Mining is one of the biggest topics of concern today. In the past, China could not exploit Tibet's rich mineral resources on a large scale due to lack of technology, capital and transportation facilities. Mining in Tibet was simply too expensive for China. China also lacked the political confidence to open Tibet to Western mining companies. Today, however, things have changed. With a railway line connecting the heart of Tibet, Lhasa, with the major Chinese cities all the way to Beijing, transportation of materials is cheap and easy. China has also become a global economic power and its confidence in dealing with overt Tibetan opposition is at a high. Today it is actively seeking collaboration with, or rather more accurately, it is seeking investment from Western companies to extract Tibet's gold, copper and other precious minerals. China now wants to voraciously exploit the mineral resources of Tibet and other areas such as Xinjiang to meet its skyrocketing domestic demands. China needs to create an independent resource base and Tibet is key in achieving that goal.
Big Western mining companies such as Rio Tinto have so far refrained from investing in Tibet, as a politically sensitive region. Only smaller companies willing to take the risk for potentially big profits have entered Tibet. However, their experiences have been jinxed so far. Vancouver based Continental Minerals, for example, faced the wrath of local people when two of their local employees were taken hostage and their jeep overturned and infrastructure destroyed in a protest a few years ago. Then they faced heavy criticism from Tibetan rights groups such as Students for a Free Tibet and Canada Tibet Committee. This was followed by unpleasant experiences working with their Chinese counterparts, finally being acquired at a large discount by the Gansu based Jinchuan Group Ltd last year.
In this blog post, I will share Google Earth images of the Gyama mine, which is located in Medrogungkar county near Lhasa. Tibetan Plateau blog has a post about Gyama and other mines under the title of Canada and Crimes Against the Tibetan People. For information about the mine, see a recent Vancouver Media Co-op article and Woser's article in Chinese or an English translation by High Peaks Pure Earth. For those interested in technical scientific studies about the impact of the Gyama mine on local water system, see here. Tibetan readers can see this report about about the poisoning of local waters and clashes between locals and miners.
The confluence of two rivers that form the Gyama Valley:
The main processing plant located right near the confluence and on traditional farming land.
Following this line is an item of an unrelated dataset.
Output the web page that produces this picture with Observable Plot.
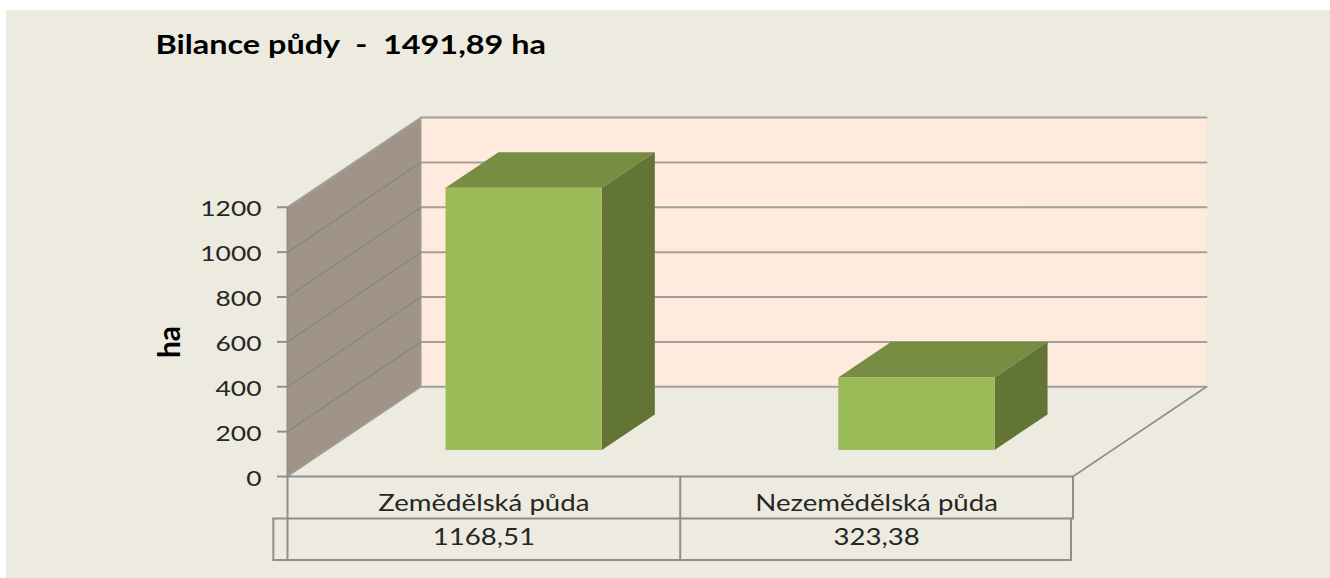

Google Earth on Tibet tip: if you find a blue colored roof, zoom in to often find something of interest:
Scarred mountains, evidence of intense drilling, which will become open pit mines of Gyama very soon:
Initial signs of open pit mine with trucks on mountain top. Notice the image was taken in November 2009:
Remember the clashes between locals and miners over water? Here's some evidence. Water being piped from river source right through the middle of people's fields:
Further upstream on the other tributary of Gyama River, you see this mine site. One of the great tools you can use in Google Earth is a time machine you can drag to see how the site looked at different times. Notice this image below was shot on December 17 2007, when the tailings pond is mostly empty and the open pit mine is not as deep:
Fast forward the image to the latest version of Nov 4 2009, and you can see the tailings pond filled and the mine dug much deeper:
Continue to go further upstream, and you will find this suspicious site. Are those soldiers standing together on the NNE of the blue structure? You can also see houses, vehicles and construction machinery:
Go further upstream and you will find this frightening sight. Huge areas covering several mountains have been drilled to prospect minerals here. I hope I am wrong but this is most likely the Qulong Copper Deposit, which was reported by the China Geological Survey in 2009 to contain at least 9 million tonnes of copper, plus molybdenum and silver. The Gyama mine, by comparison, has proven reserves of 2.2 million tonnes of copper. According to the International Mining, February 2010 issue (page 40): "In copper, the most famous deposit is Qulong, according to Chen Renyi and Xue Yingxi of the China Geological Survey. They say “With proved reserves of nearly 9 Mt, Qulong will soon be the largest copper deposit in China, and the perspective reserves are over 14-18 Mt.”"
If you follow the zig zag roads of this mine site to the West, it will curiously end near these two lakes, one of which is dry. Were they thinking of using these two remote lakes (5190 meters) as dumping sites for wastes?
These images are examples. The Tibetan Plateau is littered with mine sites, especially smaller sites. I will refrain from inundating this post with GE images. Look for these yourselves and please share information.
This blog post is the third in a series to advocate the use of Google Earth to monitor development projects inside Tibet.
You can easily locate the sites shown above on Google Earth by tracking the coordinates (latitude and longitude) shown at the bottom of the images.